You might also consider changing the overall model architecture (e.g.,increasing/decreasing the number of layers or layer sizes if the model is underfitting/overfitting).
Here are some good training parameters to start with:
history = fit_model(
model,
train_dataset,
val_dataset,
batch_size=512,
n_epochs=40,
lr=1e-3,
wd=1e-1
)
Evaluating Model Performance#
For each training run, you will want to take a look at the training and validation errors on the same axes to see how well the model is performing. We plot the training and validation loss using the code below.
plt.figure()
plt.plot(history['train_loss'], label='Training Set')
plt.plot(history['val_loss'], label='Validation Set')
plt.ylabel('CrossEntropy Loss')
plt.xlabel('Epoch')
plt.grid()
plt.legend()
plt.show()
Likewise, we plot the model accuracy using the code below.
plt.figure()
plt.plot(history['train_acc'], label='Training Set')
plt.plot(history['val_acc'], label='Validation Set')
plt.ylabel('Accuracy')
plt.xlabel('Epoch')
plt.grid()
plt.legend()
plt.show()
Once we have a good idea of the optimal parameters that minimize the validation set loss (thereby maximizing the model accuracy), we should obtain our final estimate of the model accuracy by evaluating it on the test set:
train_acc = eval_model_accuracy(model, train_dataset)
val_acc = eval_model_accuracy(model, val_dataset)
test_acc = eval_model_accuracy(model, test_dataset)
print(f'Train Accuracy: {train_acc:.6f}')

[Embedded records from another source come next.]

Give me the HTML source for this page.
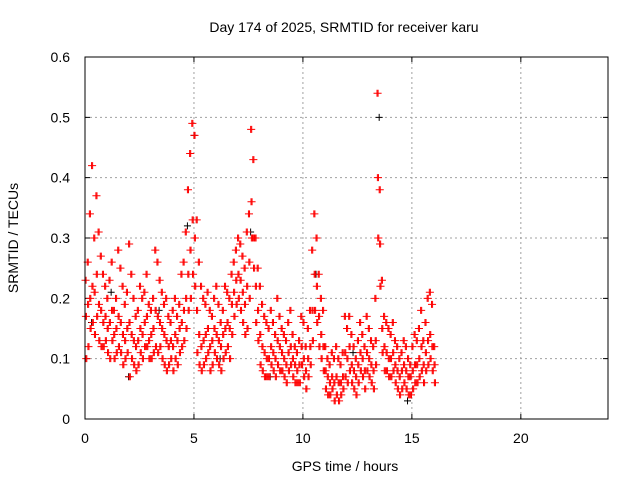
<!DOCTYPE html>
<html><head><meta charset="utf-8"><style>
html,body{margin:0;padding:0;background:#fff;}
svg{display:block;font-family:"Liberation Sans",sans-serif;}
</style></head><body>
<svg id="chart" width="640" height="480" viewBox="0 0 640 480">
<text x="344" y="32" font-size="14" text-anchor="middle" fill="#000">Day 174 of 2025, SRMTID for receiver karu</text>
<text x="345" y="471" font-size="14" text-anchor="middle" fill="#000">GPS time / hours</text>
<text transform="translate(18,238) rotate(-90)" font-size="14" text-anchor="middle" fill="#000">SRMTID / TECUs</text>
<g id="grid"></g>
<g id="ticks"></g>
<g id="marks"></g>
<rect x="85" y="57" width="523" height="362" fill="none" stroke="#000" stroke-width="1"/>
</svg>
<script>
const xTicks=[0,5,10,15,20];
const xTickLabels=["0","5","10","15","20"];
const yTicks=[0,0.1,0.2,0.3,0.4,0.5,0.6];
const yTickLabels=["0","0.1","0.2","0.3","0.4","0.5","0.6"];
const seriesHi=[.23,.26,.34,.42,.30,.37,.31,.27,.24,.22,
.20,.23,.26,.18,.20,.28,.25,.22,.19,.21,
.29,.24,.20,.17,.18,.22,.20,.21,.24,.19,
.18,.20,.28,.26,.23,.21,.19,.20,.17,.16,
.18,.20,.17,.19,.24,.26,.31,.38,.44,.49,
.47,.33,.26,.22,.20,.19,.21,.18,.17,.20,
.22,.19,.16,.18,.22,.21,.20,.24,.26,.28,
.30,.29,.27,.25,.31,.34,.48,.43,.30,.25,
.22,.19,.17,.16,.15,.18,.16,.14,.20,.17,
.15,.14,.13,.16,.18,.14,.12,.11,.13,.17,
.16,.12,.15,.18,.28,.34,.30,.24,.20,.18,
.12,.10,.09,.11,.10,.12,.10,.09,.11,.17,
.15,.17,.14,.12,.10,.13,.16,.14,.12,.17,
.15,.13,.12,.20,.54,.38,.23,.17,.16,.15,
.14,.16,.13,.12,.10,.11,.13,.12,.10,.09,
.12,.14,.13,.15,.18,.13,.16,.20,.21,.19,.12];
const seriesMid=[.17,.19,.20,.22,.21,.24,.19,.18,.16,.17,
.15,.16,.18,.14,.15,.17,.16,.14,.13,.15,
.16,.14,.13,.12,.13,.15,.14,.16,.17,.13,
.14,.15,.18,.17,.16,.15,.14,.13,.12,.13,
.12,.14,.13,.15,.16,.18,.20,.24,.28,.33,
.30,.18,.14,.12,.13,.14,.15,.12,.13,.15,
.14,.13,.12,.14,.15,.16,.15,.19,.21,.23,
.24,.23,.21,.19,.22,.26,.36,.30,.22,.18,
.14,.12,.11,.10,.10,.12,.11,.10,.13,.12,
.11,.10,.09,.11,.12,.10,.09,.08,.09,.12,
.10,.08,.10,.12,.18,.24,.22,.17,.14,.12,
.08,.07,.06,.07,.06,.07,.06,.06,.07,.11,
.10,.12,.09,.08,.07,.09,.11,.10,.08,.11,
.10,.09,.08,.13,.40,.29,.15,.12,.11,.10,
.10,.11,.09,.08,.07,.08,.09,.08,.07,.07,
.08,.09,.09,.10,.12,.09,.11,.13,.14,.12,.09];
const seriesLo=[.10,.12,.15,.16,.14,.17,.13,.12,.12,.13,
.11,.10,.13,.10,.11,.12,.11,.09,.10,.11,
.07,.10,.09,.08,.09,.11,.10,.12,.12,.10,
.10,.11,.12,.11,.12,.10,.09,.08,.09,.10,
.08,.10,.09,.11,.12,.13,.15,.18,.20,.24,
.22,.11,.09,.08,.09,.10,.11,.08,.09,.11,
.10,.09,.08,.10,.11,.12,.10,.14,.17,.19,
.20,.18,.16,.14,.15,.20,.30,.25,.16,.13,
.09,.08,.07,.07,.07,.09,.08,.07,.09,.08,
.08,.07,.06,.08,.09,.07,.06,.06,.06,.09,
.07,.05,.07,.09,.13,.18,.16,.12,.10,.08,
.05,.04,.04,.05,.03,.04,.03,.04,.05,.07,
.06,.08,.06,.05,.04,.06,.08,.07,.05,.08,
.07,.06,.05,.09,.30,.22,.11,.08,.08,.07,
.07,.08,.06,.05,.04,.05,.06,.05,.04,.04,
.05,.06,.06,.07,.08,.06,.08,.09,.10,.08,.06];
const blackTimes=[0.3,1.2,2.0,3.4,4.7,5.0,6.2,7.6,8.5,10.6,12.3,13.5,14.8];
const blackValues=[0.16,0.21,0.07,0.18,0.32,0.47,0.10,0.31,0.07,0.24,0.11,0.50,0.03];

const X0=85,X1=608,Y0=419,Y1=57;
const xs=t=>X0+t/24*(X1-X0);
const ys=v=>Y0-v/0.6*(Y0-Y1);
const NS="http://www.w3.org/2000/svg";
const grid=document.getElementById('grid'),ticks=document.getElementById('ticks'),marks=document.getElementById('marks');
function mk(tag,attrs,parent){const e=document.createElementNS(NS,tag);for(const k in attrs)e.setAttribute(k,attrs[k]);parent.appendChild(e);return e;}
xTicks.forEach((t,i)=>{const x=xs(t);
 if(t>0){const g=mk('line',{x1:x,x2:x,y1:Y0,y2:Y1,stroke:'#a0a0a0','stroke-dasharray':'2,3'},grid);
 
 }
 const tk=mk('path',{d:`M${x},${Y0}v-5M${x},${Y1}v5`,stroke:'#000'},ticks);
 
 
 const l=mk('text',{x:x,y:Y0+24,'font-size':14,'text-anchor':'middle'},ticks);l.textContent=xTickLabels[i];
 
 });
yTicks.forEach((v,i)=>{const y=ys(v);
 if(v>0&&v<0.6){const g=mk('line',{x1:X0,x2:X1,y1:y,y2:y,stroke:'#a0a0a0','stroke-dasharray':'2,3'},grid);
 
 }
 const tk=mk('path',{d:`M${X0},${y}h5M${X1},${y}h-5`,stroke:'#000'},ticks);
 
 
 const l=mk('text',{x:70,y:y+5,'font-size':14,'text-anchor':'end'},ticks);l.textContent=yTickLabels[i];
 
 });
function cross(t,v){const x=xs(t),y=ys(v);return `M${x-3.5},${y}h7M${x},${y-3.5}v7`;}
let db='';blackTimes.forEach((t,i)=>{db+=cross(t,blackValues[i]);});
const pb=mk('path',{d:db,stroke:'#000','stroke-width':1,fill:'none'},marks);


let dr='';
[[seriesHi,0],[seriesMid,0.017],[seriesLo,0.033],[seriesHi,0.05],[seriesMid,0.067],[seriesLo,0.083]].forEach(([arr,off])=>{arr.forEach((v,i)=>{dr+=cross(i*0.1+off,v);});});
const pr=mk('path',{d:dr,stroke:'#ff0000','stroke-width':1,fill:'none'},marks);


</script>
</body></html>
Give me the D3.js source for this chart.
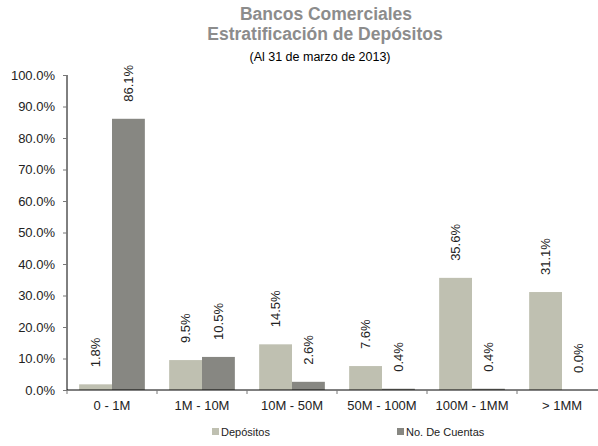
<!DOCTYPE html>
<html><head><meta charset="utf-8">
<script src="https://cdn.jsdelivr.net/npm/d3@7"></script>
<style>body{margin:0;background:#fff}svg{display:block;font-family:"Liberation Sans",Arial,sans-serif}</style>
</head><body><svg id="c" width="598" height="446"></svg>
<script>
const categories = ["0 - 1M","1M - 10M","10M - 50M","50M - 100M","100M - 1MM","> 1MM"];
const seriesNames = ["Depósitos","No. De Cuentas"];
const depositos = [1.8, 9.5, 14.5, 7.6, 35.6, 31.1];
const cuentas = [86.1, 10.5, 2.6, 0.4, 0.4, 0.0];
const yTicks = [0,10,20,30,40,50,60,70,80,90,100];
const colors = ["#bfc0b1","#878782"];

const svg = d3.select("#c");
const x = d3.scaleBand().domain(categories).range([67,607]).paddingInner(0).paddingOuter(0);
const y = d3.scaleLinear().domain([0,100]).range([390,75]);
const inner = d3.scaleBand().domain(seriesNames).range([0,x.bandwidth()]).paddingInner(0).paddingOuter(0.37);

// titles
svg.append("text").attr("x",326).attr("y",20).attr("text-anchor","middle").attr("font-size",17.5).attr("font-weight","bold").attr("fill","#8c8c8c").text("Bancos Comerciales");
svg.append("text").attr("x",325).attr("y",39.5).attr("text-anchor","middle").attr("font-size",17.5).attr("font-weight","bold").attr("fill","#8c8c8c").text("Estratificación de Depósitos");
svg.append("text").attr("x",320).attr("y",61).attr("text-anchor","middle").attr("font-size",12.5).attr("fill","#000").text("(Al 31 de marzo de 2013)");

// y axis
const yAxis = d3.axisLeft(y).tickValues(yTicks).tickSize(4).tickPadding(8).tickFormat(d=>d.toFixed(1)+"%");
const gy = svg.append("g").attr("transform","translate(67,0)").call(yAxis);
gy.select(".domain").attr("stroke","#000").attr("d","M0,75V390");
gy.selectAll(".tick line").attr("stroke","#777");
gy.selectAll(".tick text").attr("font-size",13).attr("fill","#222").attr("font-family","Liberation Sans, Arial, sans-serif");

// bars
const data = [];
categories.forEach((c,i)=>{
  data.push({cat:c, s:seriesNames[0], v:depositos[i], k:0});
  data.push({cat:c, s:seriesNames[1], v:cuentas[i], k:1});
});
svg.append("g").selectAll("rect").data(data).join("rect")
  .attr("x",d=>x(d.cat)+inner(d.s))
  .attr("width",inner.bandwidth())
  .attr("y",d=>y(d.v))
  .attr("height",d=>y(0)-y(d.v))
  .attr("fill",d=>colors[d.k]);

// labels
svg.append("g").selectAll("text").data(data).join("text")
  .attr("transform",d=>`translate(${x(d.cat)+inner(d.s)+inner.bandwidth()/2+4.5},${y(d.v)-17}) rotate(-90)`)
  .attr("font-size",13).attr("fill","#222")
  .text(d=>d.v.toFixed(1)+"%");

// x axis
const xAxis = d3.axisBottom(x).tickSize(0).tickPadding(11);
const gx = svg.append("g").attr("transform","translate(0,390)").call(xAxis);
gx.select(".domain").attr("stroke","#000").attr("d","M67,0H607");
gx.selectAll(".tick text").attr("font-size",13).attr("fill","#222").attr("font-family","Liberation Sans, Arial, sans-serif");
const bounds = categories.map(c=>x(c)).concat([x.range()[1]]);
svg.append("g").selectAll("line").data(bounds).join("line")
  .attr("x1",d=>d).attr("x2",d=>d).attr("y1",390).attr("y2",394).attr("stroke","#777");

// legend
const legX = [212, 397];
const lg = svg.append("g").selectAll("g").data(seriesNames).join("g")
  .attr("transform",(d,i)=>`translate(${legX[i]},432)`);
lg.append("rect").attr("x",0).attr("y",-4).attr("width",7).attr("height",7).attr("fill",(d,i)=>colors[i]);
lg.append("text").attr("x",9).attr("y",4).attr("font-size",11).attr("fill","#222").text(d=>d);
</script></body></html>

print(f'Validation Accuracy: {val_acc:.6f}')
print(f'Test Accuracy: {test_acc:.6f}')
Train Accuracy: 0.534087
Validation Accuracy: 0.452052
Test Accuracy: 0.458964
Above, we have obtained an accuracy of only 0.45 on the training set; however this is still a statistically significant improvement upon randomly guessing each class with accuracy \(1/228 \approx 0.004\).